-- start DATA LINES --
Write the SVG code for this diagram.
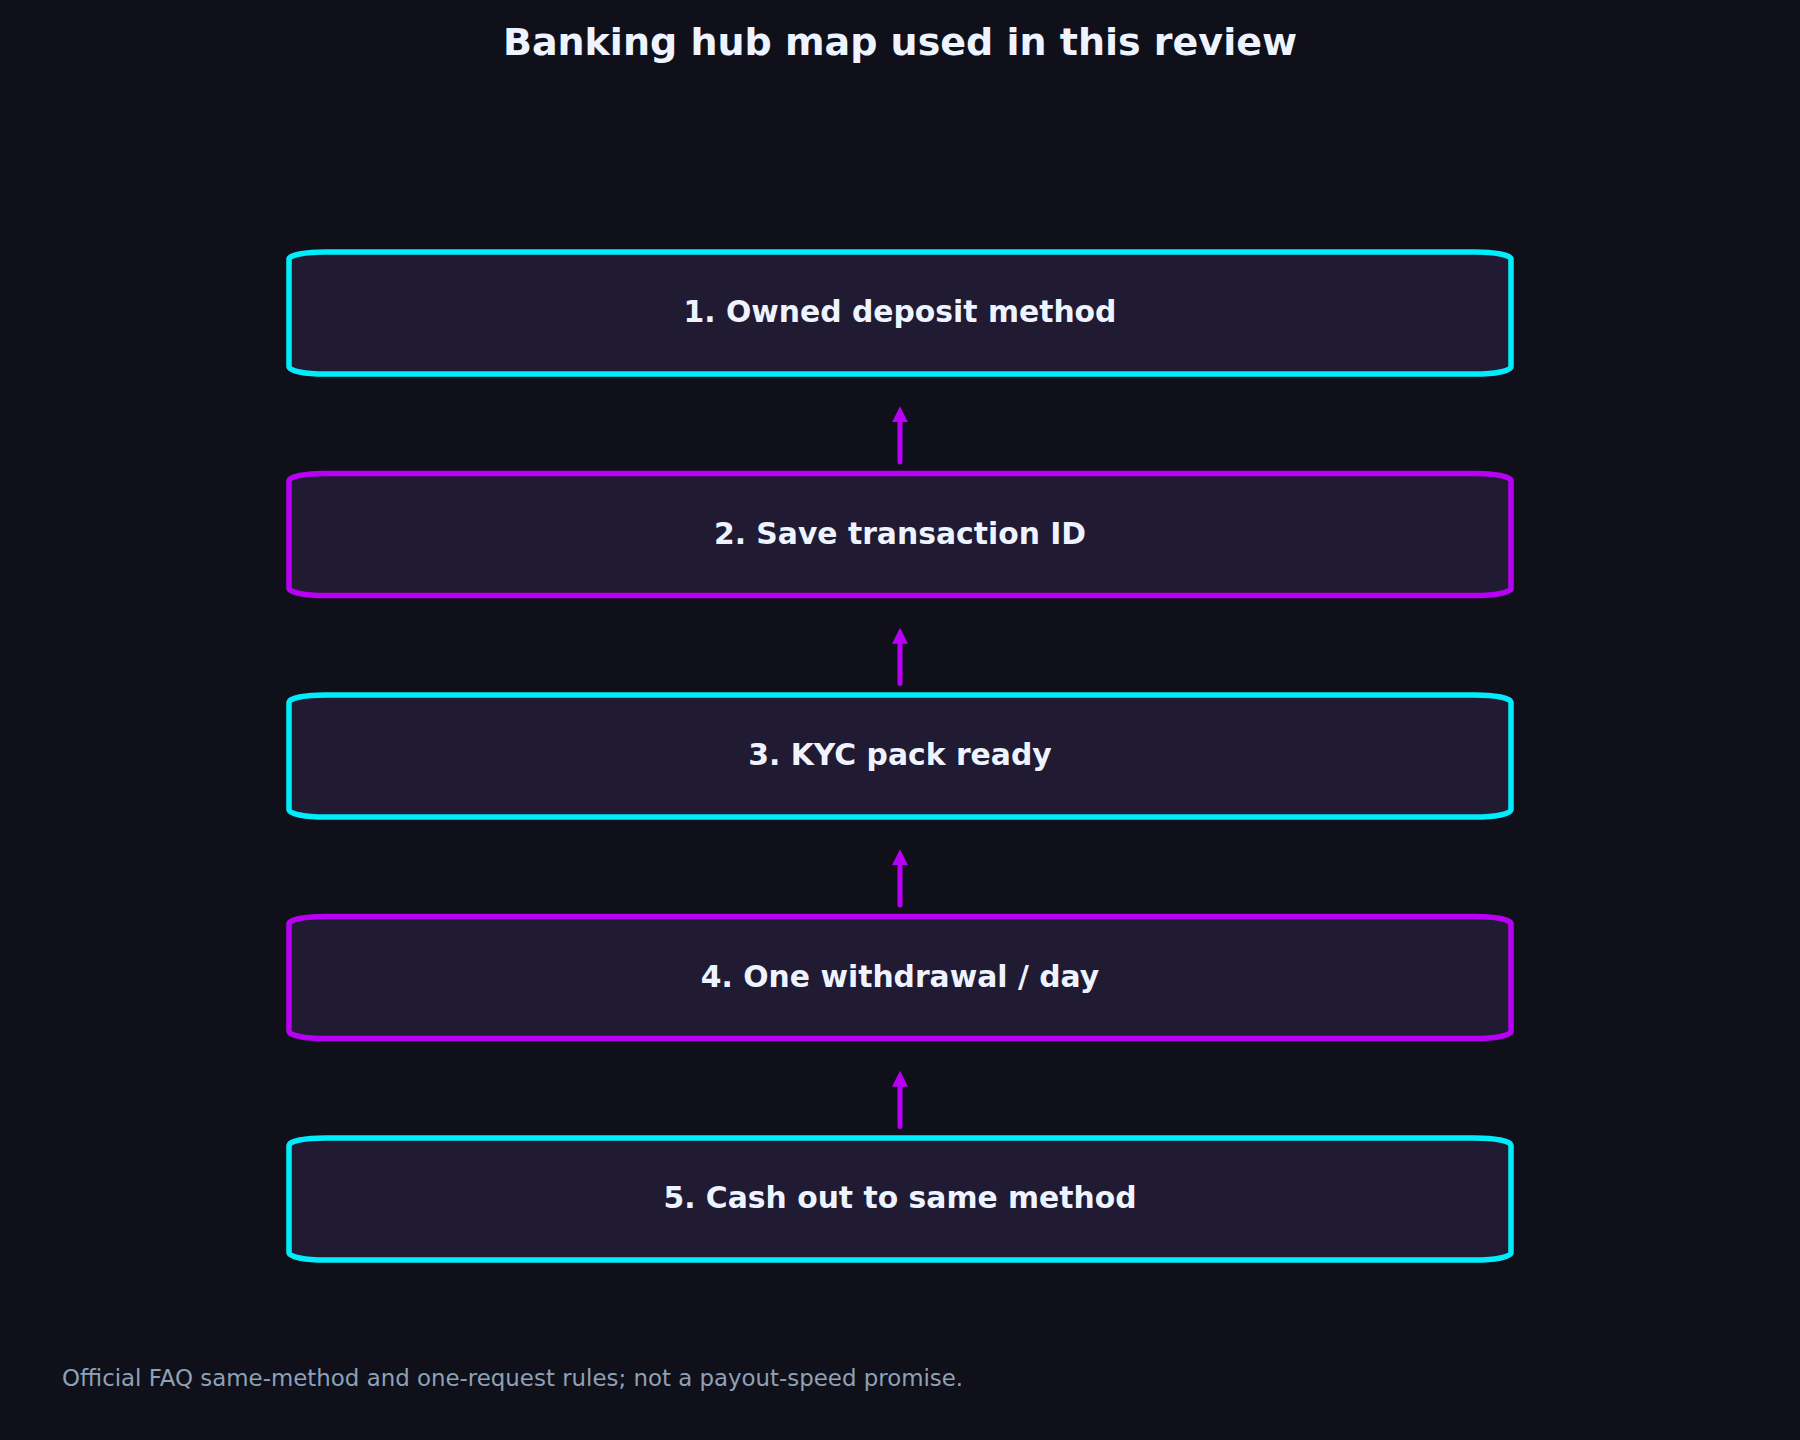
<svg xmlns="http://www.w3.org/2000/svg" width="1800" height="1440" viewBox="0 0 1800 1440">
<defs>
<style>
.box{fill:#211a33;stroke-width:5.5}
.cy{stroke:#00eefc}
.pu{stroke:#b800f5}
.lbl{font-family:"DejaVu Sans",sans-serif;font-weight:bold;font-size:29.8px;fill:#eef4ff;text-anchor:middle}
.title{font-family:"DejaVu Sans",sans-serif;font-weight:bold;font-size:38px;fill:#eef4ff;text-anchor:middle}
.foot{font-family:"DejaVu Sans",sans-serif;font-size:22.9px;fill:#8ea1b6}
.conn{stroke:#b800f5;stroke-width:5;fill:none;stroke-linecap:round}
</style>
<marker id="ah" viewBox="0 0 10 10" refX="2" refY="5" markerWidth="3.2" markerHeight="3.2" orient="auto" markerUnits="strokeWidth">
<path d="M0,0 L10,5 L0,10 z" fill="#b800f5"/>
</marker>
</defs>
<rect width="1800" height="1440" fill="#0f101a"/>
<text class="title" x="900" y="55">Banking hub map used in this review</text>
<g id="n1"><rect class="box cy" x="289" y="252" width="1222" height="122" rx="36" ry="7"/><text class="lbl" x="900" y="322">1. Owned deposit method</text></g>
<g id="n2"><rect class="box pu" x="289" y="473.5" width="1222" height="122" rx="36" ry="7"/><text class="lbl" x="900" y="543.5">2. Save transaction ID</text></g>
<g id="n3"><rect class="box cy" x="289" y="695" width="1222" height="122" rx="36" ry="7"/><text class="lbl" x="900" y="765">3. KYC pack ready</text></g>
<g id="n4"><rect class="box pu" x="289" y="916.5" width="1222" height="122" rx="36" ry="7"/><text class="lbl" x="900" y="986.5">4. One withdrawal / day</text></g>
<g id="n5"><rect class="box cy" x="289" y="1138" width="1222" height="122" rx="36" ry="7"/><text class="lbl" x="900" y="1208">5. Cash out to same method</text></g>
<g id="connectors">
<line class="conn" x1="900" y1="462" x2="900" y2="419" marker-end="url(#ah)"/>
<line class="conn" x1="900" y1="683.5" x2="900" y2="640.5" marker-end="url(#ah)"/>
<line class="conn" x1="900" y1="905" x2="900" y2="862" marker-end="url(#ah)"/>
<line class="conn" x1="900" y1="1126.5" x2="900" y2="1083.5" marker-end="url(#ah)"/>
</g>
<text class="foot" x="62" y="1386">Official FAQ same-method and one-request rules; not a payout-speed promise.</text>
</svg>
-- end DATA LINES --
§ STATED PROBLEM: Show the lines from the data above that contain the string "this".

§ RESULT:
Write the SVG code for this diagram.
<text class="title" x="900" y="55">Banking hub map used in this review</text>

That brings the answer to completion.